BY MARY SHEN BARNIDGE
Even in the boho district of Bucktown, it's not often you see huge caches of beer—6-packs, 12-packs, whole cases of Pabst and Budweiser—being shlepped by crowds of fashionably-dressed clubbers into a storefront theatre. But this is the Gorilla Tango, which has no liquor license, and Bye Bye Liver, now playing every Friday and Saturday in an open run after its premiere last December, isn't your ordinary kind of entertainment.

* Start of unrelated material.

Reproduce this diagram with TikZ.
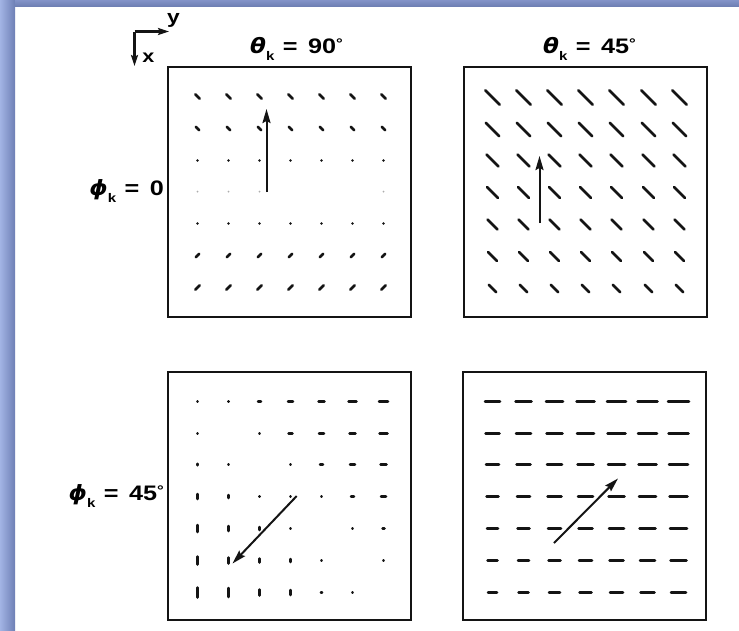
\documentclass[tikz,border=0pt]{standalone}
\usepackage{fontspec}
\setmainfont{Liberation Sans}
\newfontfamily\lab[FakeStretch=1.2]{Liberation Sans}
\newfontfamily\grk[FakeStretch=1.1]{DejaVu Sans}
\usetikzlibrary{arrows.meta}
\definecolor{bandL}{HTML}{A2B4E4}
\definecolor{bandD}{HTML}{6E7FB5}
\definecolor{topA}{HTML}{8393C8}
\definecolor{topB}{HTML}{6F80B4}
\definecolor{ink}{HTML}{141414}
\newcommand\degsym{\raisebox{4.5pt}{\fontsize{14}{14}\selectfont °}}
\newcommand\sublbl[2]{{\grk\bfseries\itshape #1}\raisebox{-7pt}{\lab\bfseries\fontsize{12.5}{12.5}\selectfont k}\hspace{0.4em}{\lab\bfseries =}\hspace{0.5em}{\lab\bfseries #2}}
\begin{document}
\begin{tikzpicture}[x=1pt,y=-1pt,
  frame/.style={draw=ink,line width=2pt},
  dsh/.style={draw=ink,line width=2.5pt,line cap=round},
  kvec/.style={draw=ink,line width=2pt,-{Stealth[length=14pt,width=8pt,inset=2pt]}},
  axis/.style={draw=ink,line width=2.2pt,-{Stealth[length=11pt,width=7pt,inset=2pt]}},
  txt/.style={inner sep=0pt,font=\lab\bfseries\fontsize{21}{21}\selectfont}]
\useasboundingbox (0,0) rectangle (739,630);
\fill[white] (0,0) rectangle (739,630);
\shade[left color=bandL,right color=bandD] (0,0) rectangle (15,630);
\shade[top color=topA,bottom color=topB] (15,0) rectangle (739,6);

% axes icon
\coordinate (o) at (134.5,31.5);
\coordinate (ye) at (169,31.5);
\coordinate (xe) at (134.5,66);
\draw[axis] (o) -- (ye);
\draw[axis] (o) -- (xe);
\node[inner sep=0pt,font=\lab\bfseries\fontsize{19}{19}\selectfont] (ylab) at (173.5,20) {y};
\node[inner sep=0pt,font=\lab\bfseries\fontsize{18}{18}\selectfont] (xlab) at (148.5,58) {x};

% labels
\node[txt,anchor=base] (t90) at (296.5,53) {\sublbl{θ}{90\degsym}};
\node[txt,anchor=base] (t45) at (589.5,53) {\sublbl{θ}{45\degsym}};
\node[txt,anchor=base east] (p0) at (164,195) {\sublbl{ϕ}{0}};
\node[txt,anchor=base east] (p45) at (164,500) {\sublbl{ϕ}{45\degsym}};

% frames
\draw[frame] (168,67) rectangle (411,317);
\draw[frame] (464,67) rectangle (707,317);
\draw[frame] (168,372) rectangle (411,620);
\draw[frame] (463,372) rectangle (706,620);

% top-left: theta=90, phi=0
\foreach \r/\h in {1/2.2,2/1.8,6/1.8,7/2.3}{
  \foreach \c in {1,...,7}{
    \pgfmathsetmacro\xx{round(196.7+31*(\c-1))+0.5}
    \pgfmathsetmacro\yy{round(96+31.8*(\r-1))+0.5}
    \pgfmathsetmacro\sg{\r<4 ? 1 : -1}
    \draw[dsh] (\xx-\h,\yy-\sg*\h) -- (\xx+\h,\yy+\sg*\h);
  }
}
\foreach \r in {3,5}{
  \foreach \c in {1,...,7}{
    \pgfmathsetmacro\xx{round(196.7+31*(\c-1))+0.5}
    \pgfmathsetmacro\yy{round(96+31.8*(\r-1))+0.5}
    \fill[ink] (\xx,\yy) circle (1.3pt);
  }
}
\foreach \c in {1,2,3,7}{
  \pgfmathsetmacro\xx{round(196.7+31*(\c-1))+0.5}
  \fill[ink!35] (\xx,191.5) circle (1pt);
}

% top-right: theta=45, phi=0
\foreach \r/\h in {1/7.3,2/6.8,3/6.1,4/5.5,5/5.0,6/4.4,7/3.7}{
  \foreach \c in {1,...,7}{
    \pgfmathsetmacro\xx{round(491.7+31.2*(\c-1))+0.5}
    \pgfmathsetmacro\yy{round(96.7+31.8*(\r-1))+0.5}
    \draw[dsh] (\xx-\h,\yy-\h) -- (\xx+\h,\yy+\h);
  }
}

% bottom-left: theta=90, phi=45 (positive = horizontal, negative = vertical, 0 = none)
\foreach \r/\row in {1/{0.3,0.5,3,5,6,8,9},
                     2/{0.3,0,0.4,4,5,6,8},
                     3/{-1.5,0.4,0,0.4,3,5,6},
                     4/{-5,-3,0.5,0.3,0.4,3,5},
                     5/{-7,-5,-3,0.4,0,0.4,2},
                     6/{-8,-6,-4,-3,0.4,0,0.4},
                     7/{-10,-9,-6,-5,1.2,0.4,0}}{
  \foreach \L [count=\c] in \row {
    \pgfmathsetmacro\xx{round(196.7+31*(\c-1))+0.5}
    \pgfmathsetmacro\yy{round(400.7+31.8*(\r-1))+0.5}
    \pgfmathsetmacro\hl{abs(\L)/2}
    \ifdim \L pt>0pt
      \draw[dsh] (\xx-\hl,\yy) -- (\xx+\hl,\yy);
    \else\ifdim \L pt<0pt
      \draw[dsh] (\xx,\yy-\hl) -- (\xx,\yy+\hl);
    \fi\fi
  }
}

% bottom-right: theta=45, phi=45
\foreach \r in {1,...,7}{
  \foreach \c in {1,...,7}{
    \pgfmathsetmacro\xx{round(491.7+31*(\c-1))+0.5}
    \pgfmathsetmacro\yy{round(400.7+31.8*(\r-1))+0.5}
    \pgfmathsetmacro\hl{(15+\c-\r)/2}
    \draw[dsh] (\xx-\hl,\yy) -- (\xx+\hl,\yy);
  }
}

% k vectors
\coordinate (a1s) at (266.5,192);  \coordinate (a1e) at (266.5,109);
\coordinate (a2s) at (539.5,223);  \coordinate (a2e) at (539.5,156);
\coordinate (a3s) at (296.7,496);  \coordinate (a3e) at (232.5,563.5);
\coordinate (a4s) at (554,543);    \coordinate (a4e) at (618,478.5);
\draw[kvec] (a1s) -- (a1e);
\draw[kvec] (a2s) -- (a2e);
\draw[kvec] (a3s) -- (a3e);
\draw[kvec] (a4s) -- (a4e);
\end{tikzpicture}
\end{document}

The rationale behind Byron Hatfield's curious show appears to be 'Since we're drinking anyway, let's laugh about it'. Topics for the comedy sketches include the bibulous progress of two urban female execs, who begin by giggling over candy martinis and finish hunkering round the grumpfire with gin straight-up. The Zen of waiting in the mens' room line, featuring a shaman named Edward Forty-Hands ( played by an actor with a 20-ounce bottle duct-taped to each of his hands ) . A shy couple whose relationship is shaped by subliminal cues from the bar's piano-man ( 'It's 15 minutes to whiskey-dick—let's GO' ) . And a vacillating customer beset by commercial images of various potables vying for his attention.
But what elevates this above mere topical satire is its incorporation of interactive games into its agenda. Chief among these is a variation on Name That Tune, with contestants identifying songs after receiving an abbreviated single-line snippet of melody. ( This is no easy task when the lost chord is, say, Karma Chameleon. ) There is also an episode involving a spectator brought onstage whose preferences—'the book, or the movie?', 'romantic comedy, or action flick?', 'TOP, or BOTTOM?'—the audience attempts to guess. And then there's the Truth-Or-Dare-inspired 'Have You Ever?' quiz. And the 'Russian Brew-lette' stunt. No matter who wins or loses, the drill ends with somebody—or everybody—drinking up.
It's all in fun, of course, but what is most admirable is the crowd control exercised by the six-member ensemble, featuring Josh Dunkin as the bartender/emcee, backed by Dede Drake, Mike Barton, Hanie Lynch and Dan Sanders-Joyce, with Jeff Strickland at the keyboard. Assisted by hand-signals and the vocal power of parade marshals, the performers maintain sufficient titillation to hold their audience's attention ( though political and religious humor are proscribed ) . And since no one can protest a customer swilling a Sharps or a Red Bull, even teetotalers can enjoy this irreverent nightcap to an evening on the town.